Helen Knoff, another 50s teen, recalled those days and laughed. "I'll never forget when we would order a pine float! We were such a cheap date!" she said. A pine float was a glass of water with a toothpick floating in it.
Vincent says, "Only the grown-ups would eat inside of the restaurant. You never wanted anyone to see you there with your family." Though people of all ages frequented the O.A., it was not considered "cool" for a teen to go inside the building except to use the restroom or to put a quarter in the juke box.
Music was piped from the juke box to outside speakers, but customers had to go into the building to select the music. A quarter bought six songs.
Laughing, Rodriguez remembers, "We used to sit outside until we had to use the bathroom so bad we would pee our pants if we didn’t go in. While we were in there, we would put a quarter in the juke box so no one would know our real reason for going inside."

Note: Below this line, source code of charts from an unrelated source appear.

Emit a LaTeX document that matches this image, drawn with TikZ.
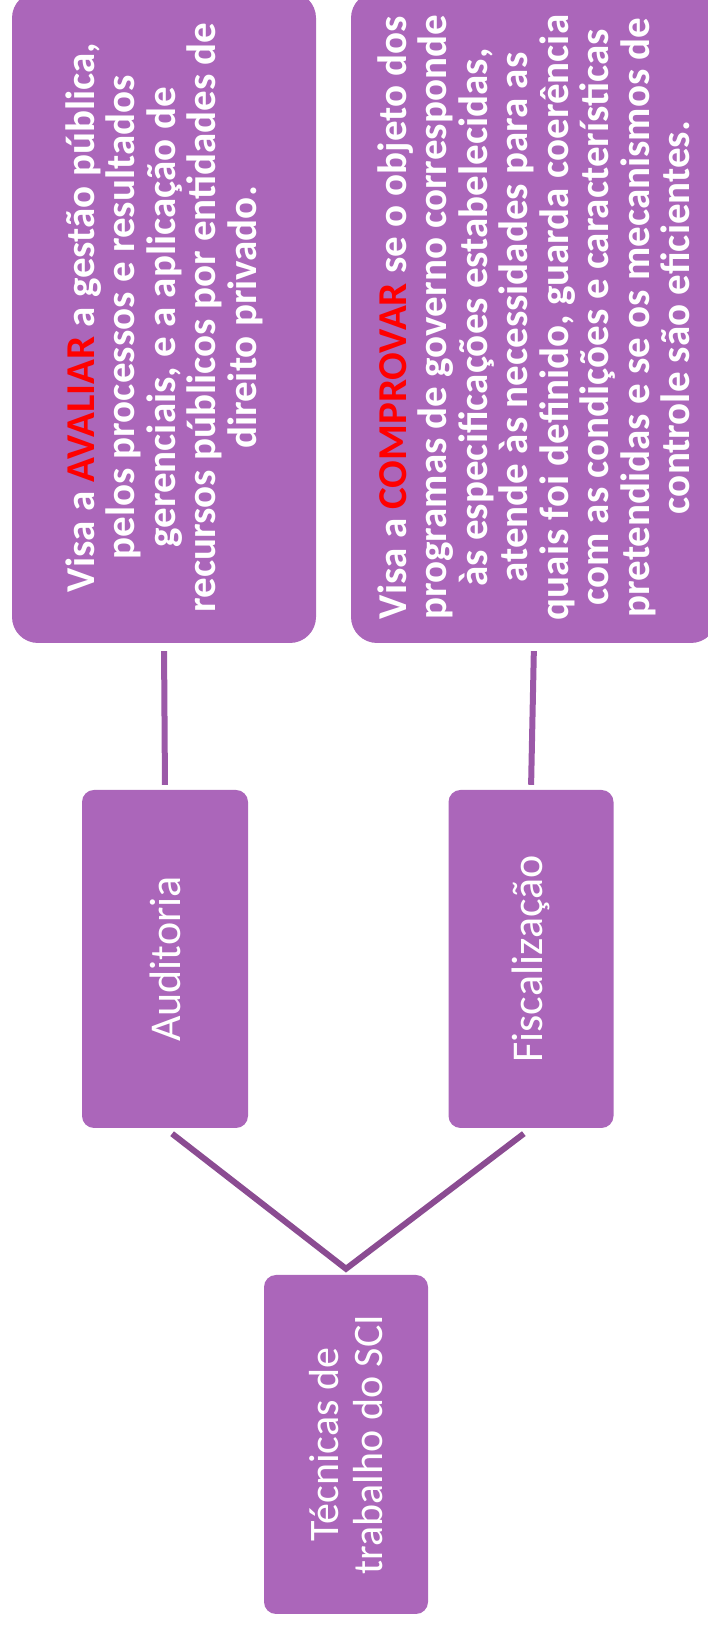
\documentclass[tikz,border=0pt]{standalone}
\usepackage{fontspec}
\setmainfont{Carlito}
\usetikzlibrary{positioning}
\definecolor{boxpurple}{RGB}{171,102,186}
\definecolor{linkpurple}{RGB}{155,89,168}
\definecolor{diagpurple}{RGB}{139,76,146}
\definecolor{hlred}{RGB}{255,0,0}

\begin{document}
\begin{tikzpicture}[x=1pt, y=1pt,
    box/.style={fill=boxpurple, rotate=90, align=center, text=white,
        inner sep=0pt, rounded corners=12pt},
    desc/.style={box, rounded corners=26pt,
        font=\fontsize{41}{40.5}\selectfont\bfseries},
    tech/.style={box, font=\fontsize{44}{44}\selectfont},
    link/.style={draw=linkpurple, line width=6pt},
    diag/.style={draw=diagpurple, line width=6pt}]
    \useasboundingbox (0,0) rectangle (708,1625);
    \clip (0,0) rectangle (708,1625);

    \node[tech, minimum width=339pt, minimum height=164pt,
        font=\fontsize{42}{44}\selectfont] (root) at (346,180.5)
        {Técnicas de\\trabalho do SCI};
    \node[tech, minimum width=338pt, minimum height=166pt] (aud) at (165,666) {Auditoria};
    \node[tech, minimum width=338pt, minimum height=165pt] (fisc) at (531,666) {Fiscalização};

    \node[desc, minimum width=651pt, minimum height=304pt] (avaliar) at (164,1307.5)
        {Visa a \textcolor{hlred}{AVALIAR} a gestão pública,\\
         pelos processos e resultados\\
         gerenciais, e a aplicação de\\
         recursos públicos por entidades de\\
         direito privado.};
    \node[desc, minimum width=651pt, minimum height=366pt] (comprovar) at (534,1307.5)
        {Visa a \textcolor{hlred}{COMPROVAR} se o objeto dos\\
         programas de governo corresponde\\
         às especificações estabelecidas,\\
         atende às necessidades para as\\
         quais foi definido, guarda coerência\\
         com as condições e características\\
         pretendidas e se os mecanismos de\\
         controle são eficientes.};

    \coordinate[above=6pt of root.east] (apex);
    \draw[diag, shorten <=9pt, shorten >=9pt] (aud.west) -- (apex) -- (fisc.west);
    \draw[link, shorten <=8pt, shorten >=5pt] (avaliar.west) -- (aud.east);
    \draw[link, shorten <=8pt, shorten >=5pt] (comprovar.west) -- (fisc.east);
\end{tikzpicture}
\end{document}
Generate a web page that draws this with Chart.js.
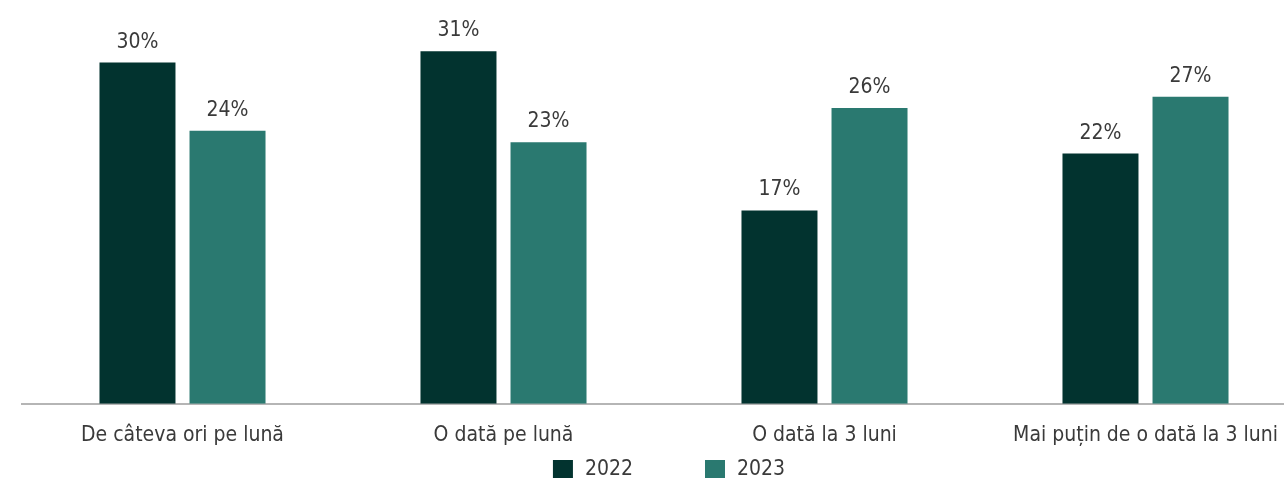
<!DOCTYPE html>
<html lang="ro">
<head>
  <meta charset="UTF-8" />
  <title>Frecvență</title>
  <style>
    html, body {
      margin: 0;
      padding: 0;
      background: #ffffff;
      overflow: hidden;
    }
    .frame {
      width: 1284px;
      height: 481px;
      overflow: hidden;
    }
    .chart-box {
      width: 1306px;
      height: 481px;
    }
  </style>
</head>
<body>
  <div class="frame">
    <div class="chart-box"><canvas id="freqChart"></canvas></div>
  </div>

  <script src="https://cdn.jsdelivr.net/npm/chart.js"></script>
  <script>
    const categories = [
      "De câteva ori pe lună",
      "O dată pe lună",
      "O dată la 3 luni",
      "Mai puțin de o dată la 3 luni"
    ];
    const values2022 = [30, 31, 17, 22];
    const values2023 = [24, 23, 26, 27];
    const seriesNames = ["2022", "2023"];

    const FONT = "'Liberation Sans Narrow', 'DejaVu Sans Condensed', sans-serif";
    const TEXT = "#3a3a3a";
    const FONT_SIZE = 21;

    // percentage above each bar, taken from the bar element itself
    const valueLabels = {
      id: "valueLabels",
      afterDatasetsDraw(chart) {
        const ctx = chart.ctx;
        ctx.save();
        ctx.font = FONT_SIZE + "px " + FONT;
        ctx.fillStyle = TEXT;
        ctx.textAlign = "center";
        ctx.textBaseline = "alphabetic";
        chart.data.datasets.forEach((ds, i) => {
          chart.getDatasetMeta(i).data.forEach((bar, j) => {
            ctx.fillText(ds.data[j] + "%", bar.x, bar.y - 15);
          });
        });
        ctx.restore();
      }
    };

    // legend row at the bottom, wide gap between the two items
    const bottomLegend = {
      id: "bottomLegend",
      afterDraw(chart) {
        const ctx = chart.ctx;
        const box = 20, boxH = 18, gap = 12, spacing = 72;
        ctx.save();
        ctx.font = FONT_SIZE + "px " + FONT;
        const items = chart.data.datasets.map(ds => ({
          text: ds.label,
          color: ds.backgroundColor,
          w: box + gap + ctx.measureText(ds.label).width
        }));
        const total = items.reduce((s, it) => s + it.w, 0) + spacing * (items.length - 1);
        let x = 669 - total / 2;
        const cy = 469;
        ctx.textBaseline = "middle";
        ctx.textAlign = "left";
        items.forEach(it => {
          ctx.fillStyle = it.color;
          ctx.fillRect(x, cy - boxH / 2, box, boxH);
          ctx.fillStyle = TEXT;
          ctx.fillText(it.text, x + box + gap, cy + 1);
          x += it.w + spacing;
        });
        ctx.restore();
      }
    };

    new Chart(document.getElementById("freqChart"), {
      type: "bar",
      data: {
        labels: categories,
        datasets: [
          {
            label: seriesNames[0],
            data: values2022,
            backgroundColor: "#02332f",
            categoryPercentage: 0.561,
            barPercentage: 0.844
          },
          {
            label: seriesNames[1],
            data: values2023,
            backgroundColor: "#2a7970",
            categoryPercentage: 0.561,
            barPercentage: 0.844
          }
        ]
      },
      options: {
        responsive: true,
        maintainAspectRatio: false,
        animation: false,
        layout: { padding: { left: 22, right: 0, top: 0, bottom: 22 } },
        plugins: {
          tooltip: { enabled: false },
          legend: { display: false }
        },
        scales: {
          x: {
            grid: { display: false },
            border: { display: true, color: "#b5b5b5", width: 2 },
            ticks: {
              color: TEXT,
              padding: 11,
              maxRotation: 0,
              font: { family: FONT, size: FONT_SIZE }
            }
          },
          y: {
            display: false,
            min: 0,
            max: 35.5
          }
        }
      },
      plugins: [valueLabels, bottomLegend]
    });
  </script>
</body>
</html>
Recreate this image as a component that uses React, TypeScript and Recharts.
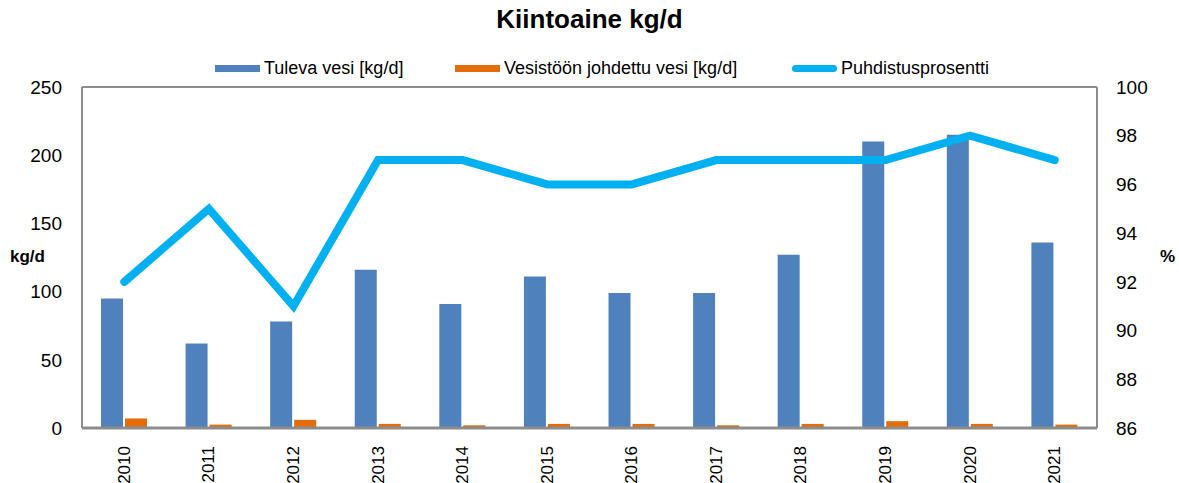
import { Bar, CartesianGrid, ComposedChart, Line, XAxis, YAxis } from "recharts";

const years = ["2010", "2011", "2012", "2013", "2014", "2015", "2016", "2017", "2018", "2019", "2020", "2021"];
const tuleva = [95, 62, 78, 116, 91, 111, 99, 99, 127, 210, 215, 136];
const vesistoon = [7, 2.5, 6, 3, 2, 3, 3, 2, 3, 5, 3, 2.5];
const puhdistus = [92, 95, 91, 97, 97, 96, 96, 97, 97, 97, 98, 97];
const leftTicks = [0, 50, 100, 150, 200, 250];
const rightTicks = [86, 88, 90, 92, 94, 96, 98, 100];

const data = years.map((year, i) => ({
  year,
  tuleva: tuleva[i],
  vesistoon: vesistoon[i],
  puhdistus: puhdistus[i]
}));

const font = "'Liberation Sans', Arial, sans-serif";

function YearTick({ x, y, payload }: any) {
  return (
    <text x={x} y={y + 10} transform={`rotate(-90 ${x} ${y + 10})`} textAnchor="end" dominantBaseline="central" fill="#000" fontSize={17} fontFamily={font}>
      {payload.value}
    </text>
  );
}

const legendItems = [
  { label: "Tuleva vesi [kg/d]", color: "#4f81bd", line: false, left: 215 },
  { label: "Vesistöön johdettu vesi [kg/d]", color: "#e46c0a", line: false, left: 455 },
  { label: "Puhdistusprosentti", color: "#00b0f0", line: true, left: 792 }
];

export default function App() {
  return (
    <div style={{ position: "absolute", left: 0, top: 0, width: 1179, height: 483, background: "#fff", fontFamily: font }}>
      <ComposedChart width={1179} height={483} data={data} margin={{ top: 87, right: 32, bottom: 0, left: 32 }} barGap={2} barSize={22}>
        <CartesianGrid vertical={false} stroke="#8c8c8c" strokeWidth={2} />
        <XAxis dataKey="year" height={55} tick={<YearTick />} tickLine={false} axisLine={{ stroke: "#8c8c8c", strokeWidth: 3 }} interval={0} />
        <YAxis
          yAxisId="left"
          width={50}
          domain={[0, 250]}
          ticks={leftTicks}
          tick={{ fill: "#000", fontSize: 19, fontFamily: font }}
          tickLine={false}
          axisLine={{ stroke: "#8c8c8c", strokeWidth: 2 }}
          tickMargin={14}
        />
        <YAxis
          yAxisId="right"
          orientation="right"
          width={50}
          domain={[86, 100]}
          ticks={rightTicks}
          tick={{ fill: "#000", fontSize: 19, fontFamily: font }}
          tickLine={false}
          axisLine={{ stroke: "#8c8c8c", strokeWidth: 2 }}
          tickMargin={13}
        />
        <Bar yAxisId="left" dataKey="tuleva" name="Tuleva vesi [kg/d]" fill="#4f81bd" isAnimationActive={false} />
        <Bar yAxisId="left" dataKey="vesistoon" name="Vesistöön johdettu vesi [kg/d]" fill="#e46c0a" isAnimationActive={false} />
        <Line
          yAxisId="right"
          dataKey="puhdistus"
          name="Puhdistusprosentti"
          type="linear"
          stroke="#00b0f0"
          strokeWidth={8}
          strokeLinecap="round"
          dot={false}
          activeDot={false}
          isAnimationActive={false}
        />
      </ComposedChart>
      <div style={{ position: "absolute", top: 4, width: 1179, textAlign: "center", fontSize: 26, fontWeight: "bold", color: "#000" }}>
        Kiintoaine kg/d
      </div>
      {legendItems.map((item) => (
        <div
          key={item.label}
          style={{ position: "absolute", left: item.left, top: 57, height: 22, display: "flex", alignItems: "center", fontSize: 18, color: "#000", whiteSpace: "nowrap" }}
        >
          <span
            style={{ display: "inline-block", width: 45, height: 7, background: item.color, borderRadius: item.line ? 4 : 0, marginRight: 4 }}
          />
          {item.label}
        </div>
      ))}
      <div style={{ position: "absolute", left: 10, top: 247, fontSize: 17, fontWeight: "bold" }}>kg/d</div>
      <div style={{ position: "absolute", left: 1160, top: 247, fontSize: 17, fontWeight: "bold" }}>%</div>
    </div>
  );
}
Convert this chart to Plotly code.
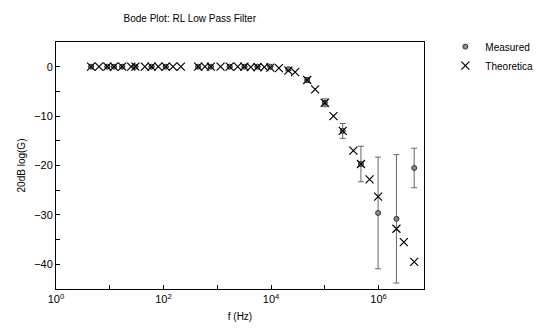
import plotly.graph_objects as go

# Theoretical points (Hz, dB)
theo_f = [4.5, 6.3, 9, 12, 17, 25, 30, 45, 60, 80, 110, 150, 210,
          440, 590, 760, 1150, 1700, 2400, 3200, 4200, 5600, 7500, 9700,
          14000, 21000, 28000, 47000, 66000, 100000, 145000, 215000, 340000,
          470000, 680000, 980000, 2150000, 2950000, 4600000]
theo_db = [0, 0, 0, 0, 0, 0, 0, 0, 0, 0, 0, 0, 0,
           0, 0, 0, 0, 0, 0, 0, -0.1, -0.1, -0.1, -0.2,
           -0.3, -0.8, -1.1, -2.7, -4.6, -7.3, -10.0, -13.0, -17.0,
           -19.7, -22.8, -26.3, -32.8, -35.5, -39.5]

# Measured points (Hz, dB, error)
meas_f = [4.5, 9, 12, 17, 30, 60, 110, 440, 760, 1700, 3200, 5600, 9700,
          21000, 47000, 100000, 215000, 470000, 980000, 2150000, 4600000]
meas_db = [0, 0, 0, 0, 0, 0, 0, 0, 0, 0, 0, 0, 0,
           -0.5, -2.7, -7.3, -13.0, -19.7, -29.6, -30.8, -20.5]
meas_err = [0, 0, 0, 0, 0, 0, 0, 0, 0, 0, 0, 0, 0,
            0.3, 0.5, 0.8, 1.5, 3.6, 11.3, 13.0, 4.0]

x_tickvals = [1, 10, 100, 1000, 10000, 100000, 1000000]
x_ticktext = ["10<sup>0</sup>", "", "10<sup>2</sup>", "", "10<sup>4</sup>", "", "10<sup>6</sup>"]
y_tickvals = [0, -5, -10, -15, -20, -25, -30, -35, -40]
y_ticktext = ["0", "", "\u221210", "", "\u221220", "", "\u221230", "", "\u221240"]

fig = go.Figure()
fig.add_trace(go.Scatter(
    x=meas_f, y=meas_db, mode="markers", name="Measured",
    marker=dict(symbol="circle", size=5, color="#8a8a8a",
                line=dict(color="#333333", width=1)),
    error_y=dict(type="data", array=meas_err, visible=True,
                 color="#666666", thickness=1, width=3),
))
fig.add_trace(go.Scatter(
    x=theo_f, y=theo_db, mode="markers", name="Theoretica",
    marker=dict(symbol="x-thin", size=8, color="black",
                line=dict(color="black", width=1.2)),
))

font = "Liberation Sans, Arial, sans-serif"
fig.update_layout(
    width=550, height=331,
    margin=dict(l=56, r=122, t=42, b=42),
    paper_bgcolor="white", plot_bgcolor="white",
    font=dict(family=font, size=11, color="black"),
    title=dict(text="Bode Plot: RL Low Pass Filter", x=0.345, xanchor="center",
               y=0.945, yanchor="middle", font=dict(size=10)),
    showlegend=True,
    legend=dict(x=1.058, y=1.04, xanchor="left", yanchor="top",
                font=dict(size=10), bgcolor="rgba(0,0,0,0)", tracegroupgap=11),
)
fig.update_xaxes(
    type="log", range=[0, 6.845],
    tickvals=x_tickvals, ticktext=x_ticktext,
    ticks="inside", ticklen=4, tickcolor="black",
    showline=True, linecolor="black", linewidth=1, mirror=True,
    showgrid=False, zeroline=False,
    title=dict(text="f (Hz)", standoff=8, font=dict(size=10)),
)
fig.update_yaxes(
    range=[-45, 5],
    tickvals=y_tickvals, ticktext=y_ticktext,
    ticks="inside", ticklen=4, tickcolor="black",
    showline=True, linecolor="black", linewidth=1, mirror=True,
    showgrid=False, zeroline=False,
    title=dict(text="20dB log(G)", standoff=6, font=dict(size=10)),
)
fig.write_html("out.html")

The Oasis was the "happening place," Rodriguez says. "We always went to the one on Mesa. That's where all the Loretto girls and Cathedral boys hung out. People didn't have dates necessarily. It was more of a group thing."
Helen Knopp, who remembers the O.A. fondly, agreed. "The girls went with the girls and the boys went with the boys, and then everyone would meet at the O.A. Saturday nights were a little different, though. If you didn’t have a date, you wouldn't be seen anywhere near the O.A."
The Oasis drive-ins were round, their trademark. The shape also made it easier for teens to cruise the parking lots. There were other distinctions, too. "I remember that some of the restaurants had real vans on top of them for show," says Rick Hervey, Fred Hervey's son.
Most of the Oasis restaurants had closed down by the late 1970s. Some people seem to think the Oasis restaurants closed because of the new fast-food chains. Others think that the American people just outgrew drive-ins.
It doesn't really matter why the Oasis drive-ins closed down. One thing is sure: their memory will live forever in the minds of the teenagers who once cruised their parking lots.